Taking the time to attend a networking meeting can bring many positive returns. It can raise awareness of your brand, build trust in you, provide support and new ideas to try, as well as starting mutually beneficial business relationships.
Exchange business cards
The first, and most obvious, step to a successful networking meeting is to take plenty of business cards along. Remember, it is a give-and-take experience, so don’t forget to ask people for their cards too. Prepare a succinct summary of what you do that will get your message across quickly and clearly.
Don’t launch into a hard sell about your products or services. This will put others off and they may avoid you in the future. The point of networking is to build good relationships over time that will pay mutual dividends.
Mutual benefits from networking
Ask about other people’s businesses. They may not be directly interested in your services and vice versa, but if you are friendly and build a rapport, they may recommend you to others who do want your help down the line. Similarly, you may be able to recommend them to your contacts, building a relationship that will pay dividends over time.
It may sound counterintuitive, but to gain the most from networking, you need to give too.
People buy from people they trust and regularly attending a networking group will help you build that trust with others. If you speak authoritatively about your product or service, they will value you as an expert and be more likely to come to you when they need what you do.
Offer help and support
Don’t expect to get clients straight away from a networking meeting. Listen to what others say about their businesses and think about how you can help them, even if you don’t need what they do. This could take the form of friendly support for their ideas, boosting their confidence, or suggesting ways they could expand that they may not have considered. They will be grateful for your help and more willing to support and recommend you to their own contacts. Consider offering other networking group members a preferential rate for your services.
You may find there are other people there who have a similar business to you. However, try not to see them as a direct competitor. If you take the trouble to speak to them, you may find they specialise in an aspect that you are not so keen on. Perhaps you could point clients to them for that aspect and they may do the same for you with their clients. Or perhaps they will have too much work and recommend you to take it on. Likewise, you could direct additional work to them. Another benefit here is knowledge sharing. They have experience in the same sector and you can share tips on such things as clients to avoid, or how to price your services.
Spread the net
Go to different networking groups. The more people you meet, the more word will spread about what you do and the wider the net of people who can recommend you, and who you can help in turn. Share useful contacts and tips with your new groups and they will be more inclined to share and help you.

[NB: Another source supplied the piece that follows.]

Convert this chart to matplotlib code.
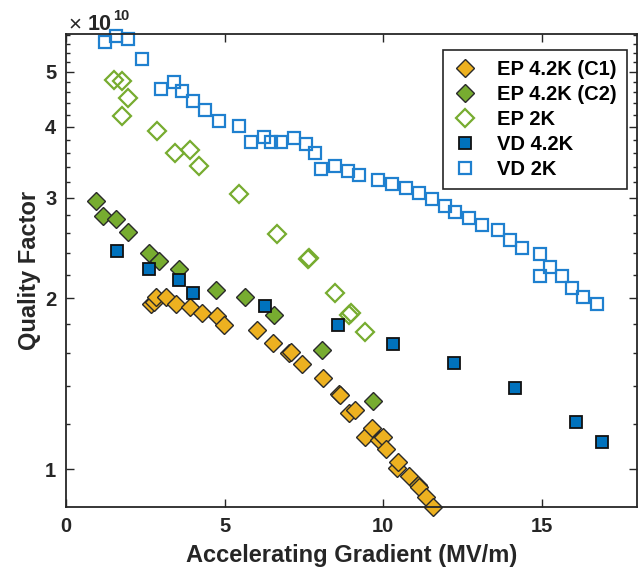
import matplotlib
matplotlib.use("Agg")
import matplotlib.pyplot as plt
from matplotlib.ticker import MultipleLocator, FixedLocator, FuncFormatter, NullFormatter

plt.rcParams['font.family'] = ['Liberation Sans', 'DejaVu Sans']
plt.rcParams['font.weight'] = 'bold'

# ---- data (Q in units of 1e10) ----
ep42c1_x = [2.69, 2.77, 2.85, 3.14, 3.48, 3.90, 4.27, 4.76, 4.98, 6.02, 6.52, 7.02, 7.08,
            7.44, 8.09, 8.60, 8.65, 8.93, 9.12, 9.42, 9.63, 9.85, 9.98, 10.10, 10.42,
            10.45, 10.82, 11.08, 11.12, 11.34, 11.57]
ep42c1_y = [1.95, 1.97, 2.01, 2.01, 1.95, 1.93, 1.88, 1.86, 1.79, 1.76, 1.67, 1.60, 1.61,
            1.53, 1.445, 1.355, 1.35, 1.256, 1.27, 1.137, 1.18, 1.125, 1.14, 1.084, 1.003,
            1.03, 0.972, 0.937, 0.93, 0.894, 0.858]

ep42c2_x = [0.93, 1.17, 1.56, 1.96, 2.62, 2.92, 3.55, 4.74, 5.63, 6.55, 8.07, 9.66]
ep42c2_y = [2.96, 2.79, 2.76, 2.61, 2.40, 2.32, 2.25, 2.07, 2.01, 1.87, 1.62, 1.32]

ep2k_x = [1.51, 1.75, 1.94, 1.77, 2.87, 3.43, 3.90, 4.19, 5.44, 6.65, 7.62, 7.66, 8.49,
          8.91, 8.97, 9.42]
ep2k_y = [4.84, 4.82, 4.49, 4.19, 3.93, 3.60, 3.64, 3.42, 3.05, 2.59, 2.34, 2.35, 2.04,
          1.87, 1.88, 1.74]

vd42k_x = [1.62, 2.62, 3.55, 4.00, 6.27, 8.56, 10.29, 12.23, 14.14, 16.06, 16.90]
vd42k_y = [2.42, 2.25, 2.15, 2.04, 1.94, 1.79, 1.66, 1.54, 1.39, 1.21, 1.117]

vd2k_x = [1.23, 1.57, 1.96, 2.41, 2.98, 3.41, 3.65, 4.00, 4.39, 4.81, 5.44, 5.82, 6.23,
          6.45, 6.78, 7.20, 7.55, 7.86, 8.04, 8.49, 8.88, 9.22, 9.82, 10.27, 10.71, 11.13,
          11.52, 11.94, 12.25, 12.70, 13.10, 13.62, 13.99, 14.38, 14.94, 15.24, 14.93,
          15.64, 15.95, 16.30, 16.74]
vd2k_y = [5.65, 5.78, 5.71, 5.26, 4.66, 4.80, 4.62, 4.45, 4.29, 4.10, 4.02, 3.77, 3.84,
          3.76, 3.77, 3.82, 3.73, 3.60, 3.38, 3.41, 3.35, 3.29, 3.23, 3.18, 3.12, 3.06,
          2.99, 2.90, 2.83, 2.77, 2.69, 2.64, 2.53, 2.45, 2.39, 2.27, 2.19, 2.19, 2.08,
          2.01, 1.95]

labels = ['EP 4.2K (C1)', 'EP 4.2K (C2)', 'EP 2K', 'VD 4.2K', 'VD 2K']
x_ticks = [0, 5, 10, 15]
y_ticks = [1, 2, 3, 4, 5]
scale = 1e10

fig = plt.figure(figsize=(6.41, 5.81), dpi=100)
ax = fig.add_axes([0.103, 0.127, 0.891, 0.8145])

ink = '#262626'
ax.plot(ep42c1_x, [v * scale for v in ep42c1_y], 'D', ms=9.5, mfc='#EDB120', mec='#2a2a2a',
        mew=1.0, label=labels[0], clip_on=False)
ax.plot(ep42c2_x, [v * scale for v in ep42c2_y], 'D', ms=9.5, mfc='#77AC30', mec='#2a2a2a',
        mew=1.0, label=labels[1], clip_on=False)
ax.plot(ep2k_x, [v * scale for v in ep2k_y], 'D', ms=9.5, mfc='none', mec='#77AC30',
        mew=1.6, label=labels[2], clip_on=False)
ax.plot(vd42k_x, [v * scale for v in vd42k_y], 's', ms=8.3, mfc='#0072BD', mec='#111111',
        mew=1.3, label=labels[3], clip_on=False)
ax.plot(vd2k_x, [v * scale for v in vd2k_y], 's', ms=8.3, mfc='none', mec='#1f80cf',
        mew=1.6, label=labels[4], clip_on=False)

ax.set_yscale('log')
ax.set_xlim(0, 18)
ax.set_ylim(0.857e10, 5.83e10)

ax.xaxis.set_major_locator(FixedLocator(x_ticks))
ax.yaxis.set_major_locator(FixedLocator([t * scale for t in y_ticks]))
ax.yaxis.set_major_formatter(FuncFormatter(lambda v, p: '%g' % (v / scale)))
ax.yaxis.set_minor_locator(MultipleLocator(0.2e10))
ax.yaxis.set_minor_formatter(NullFormatter())

ax.tick_params(axis='both', which='both', direction='in', top=True, right=True,
               colors=ink, labelsize=14.5, width=1.0)
ax.tick_params(axis='both', which='major', length=6, pad=7)
ax.tick_params(axis='y', which='minor', length=3)
for lab in ax.get_xticklabels() + ax.get_yticklabels():
    lab.set_fontweight('bold')
for s in ax.spines.values():
    s.set_color(ink)
    s.set_linewidth(1.3)

ax.set_xlabel('Accelerating Gradient (MV/m)', fontsize=17, fontweight='bold', color=ink,
              labelpad=6)
ax.set_ylabel('Quality Factor', fontsize=17, fontweight='bold', color=ink, labelpad=3)

# exponent label
ax.text(0.005, 1.0085, '\u00d7', transform=ax.transAxes, fontsize=16, fontweight='normal',
        color=ink, ha='left', va='baseline')
ax.text(0.037, 1.0085, '10', transform=ax.transAxes, fontsize=15.5, fontweight='bold',
        color=ink, ha='left', va='baseline')
ax.text(0.082, 1.0296, '10', transform=ax.transAxes, fontsize=10.5, fontweight='bold',
        color=ink, ha='left', va='baseline')

leg = ax.legend(loc='upper right', bbox_to_anchor=(0.9825, 0.966), borderaxespad=0,
                fancybox=False, edgecolor=ink, handlelength=1.2,
                handletextpad=1.0, labelspacing=0.3, borderpad=0.5, framealpha=1,
                prop={'weight': 'bold', 'size': 14.5})
leg.get_frame().set_linewidth(1.2)

fig.savefig('out.png', dpi=100)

Take a similar approach to that used in real-world networking with the online community. Listen to what people are saying on social media and offer help where you can and the benefit of your own experiences. Over time, people will value your support and what you say, and be inclined to buy from you themselves, as well as recommend you and your products to their wider circle of contacts. If they have a positive experience, they will be even more willing to support you and your business.